We assumed that discrimination between the abstract shapes in the target array would be more difficult than discrimination between the real-world objects. Thus, we were concerned that participants might miss the repeated abstract shapes more often than the repeated real-world objects. Therefore, for each stimulus type, half of the participants were informed that two identical targets would appear on half of the trials.

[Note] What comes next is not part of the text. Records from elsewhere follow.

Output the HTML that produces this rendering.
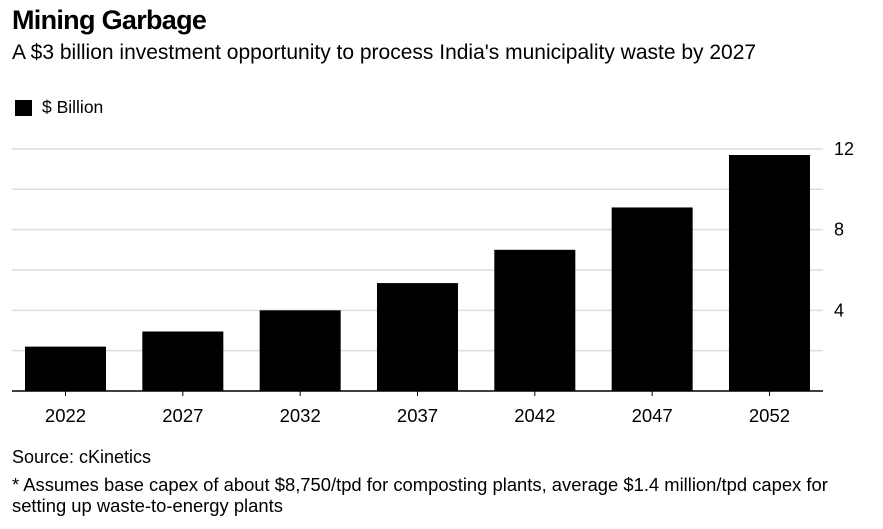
<!DOCTYPE html>
<html><head><meta charset="utf-8"><style>
body{margin:0;width:883px;height:529px;background:#fff;font-family:"Liberation Sans",Arial,sans-serif;color:#000;overflow:hidden;position:relative}
.t{position:absolute;white-space:nowrap}
</style></head><body>
<div class="t" style="left:12px;top:5px;font-size:27px;font-weight:bold;letter-spacing:-0.7px">Mining Garbage</div>
<div class="t" style="left:12px;top:41px;font-size:21px">A $3 billion investment opportunity to process India's municipality waste by 2027</div>
<div style="position:absolute;left:15px;top:100px;width:17px;height:16px;background:#000"></div>
<div class="t" style="left:42px;top:97px;font-size:17.5px">$ Billion</div>
<svg id="chart" width="883" height="529" style="position:absolute;left:0;top:0"></svg>
<div class="t" style="left:12px;top:447px;font-size:18px">Source: cKinetics</div>
<div class="t" style="left:12px;top:474px;font-size:18.4px;line-height:21px">* Assumes base capex of about $8,750/tpd for composting plants, average $1.4 million/tpd capex for<br>setting up waste-to-energy plants</div>
<script>
const categories=["2022","2027","2032","2037","2042","2047","2052"];
const values=[2.2,2.95,4.0,5.35,7.0,9.1,11.7];
const yTicks=[2,4,6,8,10,12];
const yLabels=["","4","","8","","12"];
const svg=document.getElementById('chart');
const NS="http://www.w3.org/2000/svg";
const x0=12,x1=823,yBase=391,pxPerUnit=20.17;
const y=v=>yBase-v*pxPerUnit;
const step=117.33;
const xc=i=>65.5+step*i;
function mk(t,a){const e=document.createElementNS(NS,t);for(const k in a)e.setAttribute(k,a[k]);svg.appendChild(e);return e;}
yTicks.forEach((v,i)=>{
 const l=mk('line',{x1:x0,x2:x1,y1:y(v),y2:y(v),stroke:'#dcdcdc','stroke-width':1.5});
 
 
 if(yLabels[i]){const t=mk('text',{x:834,y:y(v)+6,'font-size':18,fill:'#000'});t.textContent=yLabels[i];
 
 }
});
values.forEach((v,i)=>{
 const r=mk('rect',{x:xc(i)-40.5,y:y(v),width:81,height:yBase-y(v),fill:'#000'});
 
 
 const tk=mk('line',{x1:xc(i),x2:xc(i),y1:yBase,y2:yBase+5,stroke:'#000','stroke-width':1});
 
 
 const t=mk('text',{x:xc(i),y:yBase+31,'font-size':18.5,'text-anchor':'middle',fill:'#000'});t.textContent=categories[i];
 
 
});
const ax=mk('line',{x1:x0,x2:x1,y1:yBase,y2:yBase,stroke:'#000','stroke-width':1.5});


</script>
</body></html>
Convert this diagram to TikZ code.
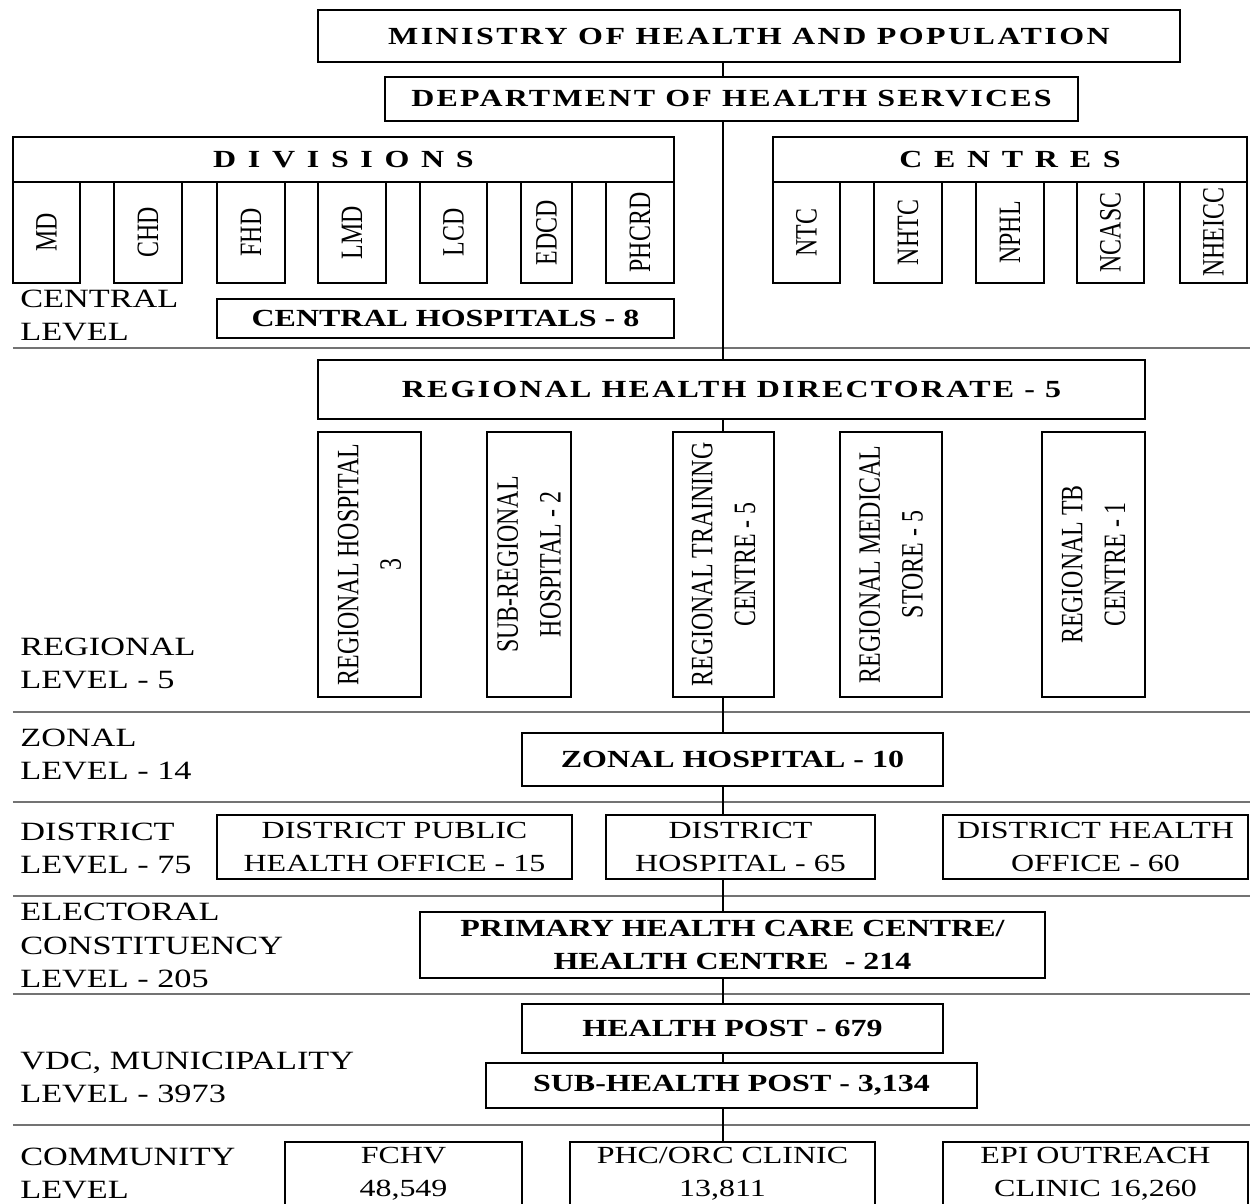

Overall, set size and identity (whether two identical targets appeared in the target display) were manipulated within participants, whereas stimulus type and instructions were manipulated between participants.

Strategy questionnaire

At the end of the experiment, half of the participants filled out a questionnaire regarding the different strategies they had used during encoding. First, participants were asked about the strategies they had used to select the visual targets and whether these strategies had benefited memory performance. Second, participants were asked whether they had noticed the identical targets in the visual target display. If they had noticed the identical targets, they were asked how often they had selected the two targets and whether a display with identical targets benefited memory performance. Third, participants were asked about the strategies they had used in placing the targets in the circular display and whether these strategies had benefited memory. Finally, participants were asked whether they employed similar memory strategies and processes in their everyday life.

Procedure

Each trial began with the appearance of a fixation point for 500 ms, followed by the target and location displays. Participants first selected three or four targets sequentially and then placed them sequentially in three or four out of the eight possible locations. The selection of the targets and locations followed the same order, such that after all the targets had been selected, the first target that was selected was placed first at one of the eight locations. Participants could not go back to change their selections, and therefore were required to plan the sequences of visual targets and locations before their execution. This aspect of the design allowed us to obtain a measure of planning in terms of the structure of the memory display (i.e., planning memory representations based on metacognitive knowledge) and RTs. After the last location was selected, the items remained on the screen for an additional 500 ms and disappeared. A delay period of 2,000 ms, during which the fixation point appeared at the center of the screen, followed encoding and was followed in turn by the appearance of a single probe that occupied one of the selected locations. The probe remained on the screen until the participant had responded or until 2,000 ms had elapsed. If a response was not registered within 2,000 ms, the probe was replaced by the fixation point, until response. Participants responded to the probe on a keyboard, pressing the “1” key for the match condition and the “2” key for the nonmatch condition.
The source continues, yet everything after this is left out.